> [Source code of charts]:
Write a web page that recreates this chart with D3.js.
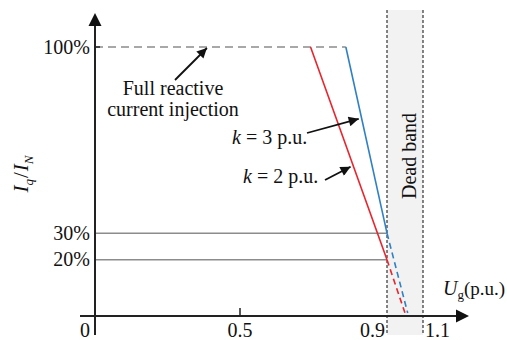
<!DOCTYPE html>
<html><head><meta charset="utf-8">
<script src="https://cdn.jsdelivr.net/npm/d3@7"></script>
<style>
html,body{margin:0;padding:0;background:#fff;}
svg{display:block;font-family:"Liberation Serif","Times New Roman",serif;}
</style></head>
<body>
<svg id="c" width="507" height="340"></svg>
<script>
// ---- data ----
const voltageTicks = [0, 0.5, 0.9, 1.1];
const voltageTickLabels = ["0", "0.5", "0.9", "1.1"];
const currentTicks = [20, 30, 100];
const currentTickLabels = ["20%", "30%", "100%"];
const seriesNames = ["k = 2 p.u.", "k = 3 p.u."];
const seriesK = [2, 3];
const seriesFullVoltage = [0.692, 0.788];   // voltage where 100% is reached
const seriesKneeVoltage = [0.9, 0.9];       // dead band start
const seriesKneeCurrent = [20, 30];         // current at 0.9 p.u.
const seriesZeroVoltage = [1.0, 1.015];     // dashed extension reaching 0
const seriesColors = ["#e8242c", "#2f80c4"];
const deadBand = [0.9, 1.1];
const fullCurrent = 100;

// ---- layout ----
const svg = d3.select("#c");
const x = d3.scaleLinear().domain([0, 0.5, 0.9, 1.1]).range([95, 240, 387, 423]);
const y = d3.scaleLinear().domain([0, 100]).range([313, 47]);
const axisY = 316, axisX = 95;

const defs = svg.append("defs");
defs.append("marker").attr("id","ah").attr("viewBox","0 0 10 10")
  .attr("refX",10).attr("refY",5).attr("markerWidth",12).attr("markerHeight",10)
  .attr("markerUnits","userSpaceOnUse").attr("orient","auto")
  .append("path").attr("d","M0,0L10,5L0,10z").attr("fill","#111");

// dead band
svg.append("rect").attr("x", x(deadBand[0])).attr("y", 10)
  .attr("width", x(deadBand[1]) - x(deadBand[0])).attr("height", 325)
  .attr("fill", "#f2f2f2");
deadBand.forEach(v => svg.append("line").attr("x1", x(v)).attr("x2", x(v))
  .attr("y1", 10).attr("y2", 335).attr("stroke", "#222").attr("stroke-width", 1.1)
  .attr("stroke-dasharray", "3,2"));
svg.append("text").attr("transform", `translate(${(x(deadBand[0])+x(deadBand[1]))/2+11},156) rotate(-90)`)
  .attr("text-anchor","middle").attr("font-size",20).attr("fill","#111").text("Dead band");

// grey reference lines
seriesKneeCurrent.forEach(c => svg.append("line")
  .attr("x1", axisX).attr("x2", x(0.9)).attr("y1", y(c)).attr("y2", y(c))
  .attr("stroke", "#8c8c8c").attr("stroke-width", 1.5));
svg.append("line").attr("x1", axisX).attr("x2", x(d3.max(seriesFullVoltage)))
  .attr("y1", y(fullCurrent)).attr("y2", y(fullCurrent))
  .attr("stroke", "#8c8c8c").attr("stroke-width", 1.5).attr("stroke-dasharray", "8,5");

// series lines
const line = d3.line().x(d => x(d[0])).y(d => y(d[1]));
seriesK.forEach((k, i) => {
  svg.append("path").attr("d", line([[seriesFullVoltage[i], fullCurrent],[seriesKneeVoltage[i], seriesKneeCurrent[i]]]))
    .attr("fill","none").attr("stroke", seriesColors[i]).attr("stroke-width", 1.6);
  svg.append("path").attr("d", line([[seriesKneeVoltage[i], seriesKneeCurrent[i]],[seriesZeroVoltage[i], 0]]))
    .attr("fill","none").attr("stroke", seriesColors[i]).attr("stroke-width", 1.6)
    .attr("stroke-dasharray", "6,4");
});

// axes
svg.append("line").attr("x1", 80).attr("x2", 458).attr("y1", axisY).attr("y2", axisY)
  .attr("stroke","#222").attr("stroke-width",2);
svg.append("path").attr("d", `M469,${axisY}L456,${axisY-6.5}L456,${axisY+6.5}z`).attr("fill","#111");
svg.append("line").attr("x1", axisX).attr("x2", axisX).attr("y1", 24).attr("y2", 335)
  .attr("stroke","#222").attr("stroke-width",2);
svg.append("path").attr("d", `M${axisX},13L${axisX-6.5},26L${axisX+6.5},26z`).attr("fill","#111");

// x ticks
svg.append("line").attr("x1", x(0.5)).attr("x2", x(0.5)).attr("y1", axisY-8).attr("y2", axisY)
  .attr("stroke","#222").attr("stroke-width",1.5);
voltageTicks.forEach((v, i) => {
  const anchor = v === 0 ? "end" : v === 0.9 ? "end" : v === 1.1 ? "start" : "middle";
  const dx = v === 0 ? -5 : v === 0.9 ? -2 : v === 1.1 ? 2 : 0;
  svg.append("text").attr("x", x(v) + dx).attr("y", 337).attr("text-anchor", anchor)
    .attr("font-size", 20).attr("fill","#111").text(voltageTickLabels[i]);
});

// y ticks
currentTicks.forEach((c, i) => {
  svg.append("text").attr("x", axisX - 5).attr("y", y(c)).attr("dy","0.33em")
    .attr("text-anchor","end").attr("font-size",20).attr("fill","#111").text(currentTickLabels[i]);
});
svg.append("line").attr("x1", axisX).attr("x2", axisX+5).attr("y1", y(100)).attr("y2", y(100))
  .attr("stroke","#222").attr("stroke-width",1.5);

// axis titles
const yt = svg.append("text").attr("transform","translate(28,174) rotate(-90)")
  .attr("text-anchor","middle").attr("font-size",21).attr("fill","#111");
yt.append("tspan").attr("font-style","italic").text("I");
yt.append("tspan").attr("font-style","italic").attr("font-size",13).attr("dy",5).text("q");
yt.append("tspan").attr("dy",-5).attr("dx",1).text("/");
yt.append("tspan").attr("font-style","italic").attr("dx",1).text("I");
yt.append("tspan").attr("font-style","italic").attr("font-size",13).attr("dy",5).text("N");

const xt = svg.append("text").attr("x",443).attr("y",295).attr("font-size",19).attr("fill","#111");
xt.append("tspan").attr("font-style","italic").attr("font-size",20).text("U");
xt.append("tspan").attr("font-size",13).attr("dy",4).text("g");
xt.append("tspan").attr("dy",-4).text("(p.u.)");

// annotations
svg.append("text").attr("x",173).attr("y",95).attr("text-anchor","middle")
  .attr("font-size",20).attr("fill","#111").text("Full reactive");
svg.append("text").attr("x",173).attr("y",116).attr("text-anchor","middle")
  .attr("font-size",20).attr("fill","#111").text("current injection");
svg.append("line").attr("x1",175).attr("y1",80).attr("x2",x(0.386)).attr("y2",y(fullCurrent)+1)
  .attr("stroke","#111").attr("stroke-width",1.8).attr("marker-end","url(#ah)");

function onSeries(i, c) {
  const u = seriesFullVoltage[i] + (fullCurrent - c) / (fullCurrent - seriesKneeCurrent[i]) * (seriesKneeVoltage[i] - seriesFullVoltage[i]);
  return [x(u) - 3, y(c)];
}
const labelPos = [[243, 183, 325, 180, 55], [232, 144, 307, 133, 73]];
seriesK.forEach((k, i) => {
  const [tx, ty, lx, ly, c] = labelPos[i];
  const t = svg.append("text").attr("x", tx).attr("y", ty).attr("font-size", 20).attr("fill","#111");
  t.append("tspan").attr("font-style","italic").text("k");
  t.append("tspan").text(" = " + k + " p.u.");
  const tip = onSeries(i, c);
  svg.append("line").attr("x1", lx).attr("y1", ly).attr("x2", tip[0]).attr("y2", tip[1])
    .attr("stroke","#111").attr("stroke-width",1.8).attr("marker-end","url(#ah)");
});
</script>
</body></html>
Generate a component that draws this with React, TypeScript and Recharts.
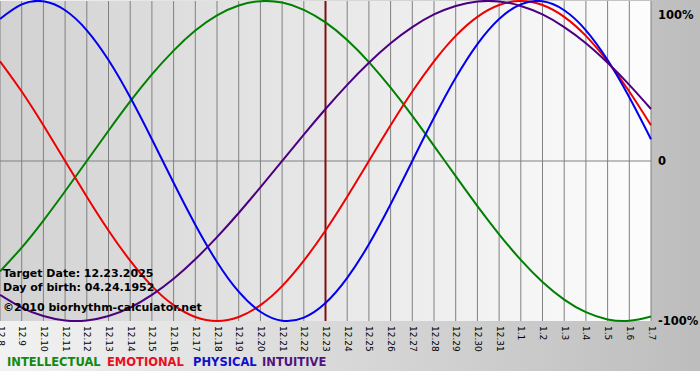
import { LineChart, Line, XAxis, YAxis, CartesianGrid, ReferenceLine } from "recharts";

// Biorhythm chart, 12.8 -> 1.7, target date 12.23.2025

const DATES = [
  "12.8", "12.9", "12.10", "12.11", "12.12", "12.13", "12.14", "12.15",
  "12.16", "12.17", "12.18", "12.19", "12.20", "12.21", "12.22", "12.23",
  "12.24", "12.25", "12.26", "12.27", "12.28", "12.29", "12.30", "12.31",
  "1.1", "1.2", "1.3", "1.4", "1.5", "1.6", "1.7",
];

const PHYSICAL = [
  88.8, 97.9, 99.8, 94.2, 81.7, 63.1, 39.8, 13.6, -13.6, -39.8, -63.1,
  -81.7, -94.2, -99.8, -97.9, -88.8, -73.1, -52.0, -27.0, 0, 27.0,
  52.0, 73.1, 88.8, 97.9, 99.8, 94.2, 81.7, 63.1, 39.8, 13.6,
];

const EMOTIONAL = [
  62.3, 43.4, 22.3, 0, -22.3, -43.4, -62.3, -78.2, -90.1, -97.5, -100,
  -97.5, -90.1, -78.2, -62.3, -43.4, -22.3, 0, 22.3, 43.4, 62.3,
  78.2, 90.1, 97.5, 100, 97.5, 90.1, 78.2, 62.3, 43.4, 22.3,
];

const INTELLECTUAL = [
  -69.0, -54.1, -37.2, -18.9, 0, 18.9, 37.2, 54.1, 69.0, 81.5, 91.0,
  97.2, 99.9, 99.0, 94.5, 86.6, 75.6, 61.8, 45.8, 28.2, 9.5,
  -9.5, -28.2, -45.8, -61.8, -75.6, -86.6, -94.5, -99.0, -99.9, -97.2,
];

const INTUITIVE = [
  -83.7, -91.6, -96.9, -99.7, -99.7, -96.9, -91.6, -83.7, -73.6, -61.4, -47.6,
  -32.5, -16.5, 0, 16.5, 32.5, 47.6, 61.4, 73.6, 83.7, 91.6,
  96.9, 99.7, 99.7, 96.9, 91.6, 83.7, 73.6, 61.4, 47.6, 32.5,
];

const Y_TICKS = [-100, 0, 100];
const TARGET_DATE = "12.23";

const LEGEND = [
  { label: "INTELLECTUAL", color: "#108a10", x: 7 },
  { label: "EMOTIONAL", color: "#e8101c", x: 107 },
  { label: "PHYSICAL", color: "#1010c8", x: 193 },
  { label: "INTUITIVE", color: "#52127e", x: 262 },
];

const INFO_LINES = [
  { text: "Target Date: 12.23.2025", y: 277 },
  { text: "Day of birth: 04.24.1952", y: 291 },
  { text: "\u00a92010 biorhythm-calculator.net", y: 311 },
];

const data = DATES.map((date, i) => ({
  date,
  intellectual: INTELLECTUAL[i],
  emotional: EMOTIONAL[i],
  physical: PHYSICAL[i],
  intuitive: INTUITIVE[i],
}));

const FONT = "'DejaVu Sans', Verdana, sans-serif";

function DateTick(props: any) {
  const { x, y, payload } = props;
  return (
    <text
      x={0}
      y={0}
      transform={`translate(${x - 2.5},${y}) rotate(90)`}
      fontSize={9}
      fontFamily={FONT}
      fill="#000"
      textAnchor="start"
    >
      {payload.value}
    </text>
  );
}

function PctTick(props: any) {
  const { x, y, payload } = props;
  const v = payload.value;
  const label = v === 0 ? "0" : `${v}%`;
  const dy = v === 100 ? 10 : 4;
  return (
    <text x={x} y={y + dy} fontSize={11.5} fontWeight="bold" fontFamily={FONT} fill="#000" textAnchor="start">
      {label}
    </text>
  );
}

export default function App() {
  return (
    <div style={{ position: "absolute", left: 0, top: 0, width: 700, height: 380, background: "#fff" }}>
      <div
        style={{
          position: "absolute",
          left: 0,
          top: 0,
          width: 700,
          height: 371,
          background: "linear-gradient(to right, #f2f2f2, #bdbdbd)",
        }}
      />
      <div style={{ position: "absolute", left: 0, top: 0 }}>
        <LineChart width={700} height={380} data={data} margin={{ top: 1, right: 0, bottom: 0, left: 0 }}>
          <defs>
            <linearGradient id="plotBg" x1="0" y1="0" x2="1" y2="0">
              <stop offset="0%" stopColor="#d2d2d2" />
              <stop offset="100%" stopColor="#fdfdfd" />
            </linearGradient>
          </defs>
          <CartesianGrid horizontal={false} stroke="#808080" fill="url(#plotBg)" fillOpacity={1} />
          <XAxis
            dataKey="date"
            interval={0}
            tickLine={false}
            axisLine={false}
            tickSize={0}
            tickMargin={5}
            height={59}
            tick={DateTick}
          />
          <YAxis
            orientation="right"
            domain={[-100, 100]}
            ticks={Y_TICKS}
            width={49}
            axisLine={false}
            tickLine={false}
            tickSize={0}
            tickMargin={7}
            tick={PctTick}
          />
          <ReferenceLine y={0} stroke="#808080" strokeWidth={1} />
          <ReferenceLine x={TARGET_DATE} stroke="#7e1010" strokeWidth={2} />
          <Line dataKey="intellectual" type="natural" stroke="#008000" strokeWidth={2} dot={false} isAnimationActive={false} />
          <Line dataKey="emotional" type="natural" stroke="#ee0000" strokeWidth={2} dot={false} isAnimationActive={false} />
          <Line dataKey="physical" type="natural" stroke="#0000ee" strokeWidth={2} dot={false} isAnimationActive={false} />
          <Line dataKey="intuitive" type="natural" stroke="#4b0082" strokeWidth={2} dot={false} isAnimationActive={false} />
        </LineChart>
      </div>
      <svg width={700} height={380} style={{ position: "absolute", left: 0, top: 0, pointerEvents: "none" }}>
        {INFO_LINES.map((l) => (
          <text key={l.text} x={3} y={l.y} fontSize={11} fontWeight="bold" fontFamily={FONT} fill="#000">
            {l.text}
          </text>
        ))}
        {LEGEND.map((l) => (
          <text key={l.label} x={l.x} y={366} fontSize={11.5} fontWeight="bold" fontFamily={FONT} fill={l.color}>
            {l.label}
          </text>
        ))}
      </svg>
    </div>
  );
}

> [What you are asked to do]:
Write out each line of the listing above, exactly, from its first line to the line holding "const fullCurrent = 100;", inclusive. Skip the pictures.

> [Full response]:
Write a web page that recreates this chart with D3.js.
<!DOCTYPE html>
<html><head><meta charset="utf-8">
<script src="https://cdn.jsdelivr.net/npm/d3@7"></script>
<style>
html,body{margin:0;padding:0;background:#fff;}
svg{display:block;font-family:"Liberation Serif","Times New Roman",serif;}
</style></head>
<body>
<svg id="c" width="507" height="340"></svg>
<script>
// ---- data ----
const voltageTicks = [0, 0.5, 0.9, 1.1];
const voltageTickLabels = ["0", "0.5", "0.9", "1.1"];
const currentTicks = [20, 30, 100];
const currentTickLabels = ["20%", "30%", "100%"];
const seriesNames = ["k = 2 p.u.", "k = 3 p.u."];
const seriesK = [2, 3];
const seriesFullVoltage = [0.692, 0.788];   // voltage where 100% is reached
const seriesKneeVoltage = [0.9, 0.9];       // dead band start
const seriesKneeCurrent = [20, 30];         // current at 0.9 p.u.
const seriesZeroVoltage = [1.0, 1.015];     // dashed extension reaching 0
const seriesColors = ["#e8242c", "#2f80c4"];
const deadBand = [0.9, 1.1];
const fullCurrent = 100;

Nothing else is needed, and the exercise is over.